Good carbohydrate choices are those that are easily digestible:
• bananas,
• whole grain bagels,
• crackers,
• pretzels
• cereals,
• smoothies,
• granola bars
• dried fruit.

Never try a new food on the day of a game, but stick to familiar foods that you have eaten before prior to exercise.

Use the following guide below for ideas and suggestions for your SMART PRE-GAME MEAL.

Early morning game:choose a light breakfast or small snack (bananas, pears, grapes, low fat yogurt, dry cereal, bagels, dried fruit, orange juice or fruit smoothie)

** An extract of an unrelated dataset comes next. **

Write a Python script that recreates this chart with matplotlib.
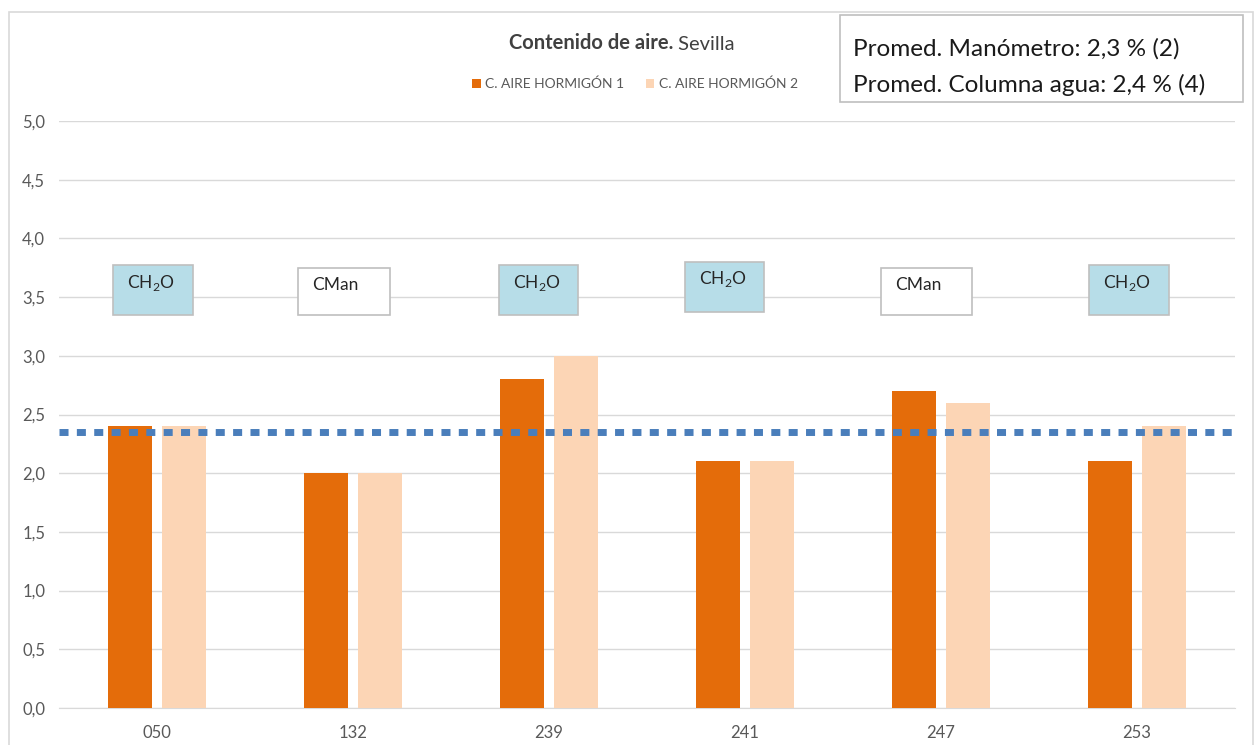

Afternoon game: choose a hearty breakfast (cereal, pancakes, waffles, bagels, oatmeal, fruit) and a small snack 2-3 hours before the game if needed

Evening game: hearty breakfast, comfortable lunch (soup, crackers and an apple; turkey or chicken sandwich with fruit and vegetables; pasta with red sauce and vegetables; peanut butter and jelly with carrots and juice; hearty salad with chicken, low fat dressing and fruit) and another small snack 2-3 hours before the game if needed.

Snack Ideas Include: dried fruit, fig bars, yogurt, crackers, pretzels, sports beverage, dry cereal, graham crackers, english muffins, Luna bars, Cliff bars, etc

Some Foods To Avoid: high fat meats (sausage, bacon, hamburgers, spare ribs), high fat toppings (gravy, alfredo sauce, mayonnaise, peanut sauce), chips, fried foods (hash browns, French fries, fried chicken or fish,), full fat dairy (cheese, sour cream, ice cream).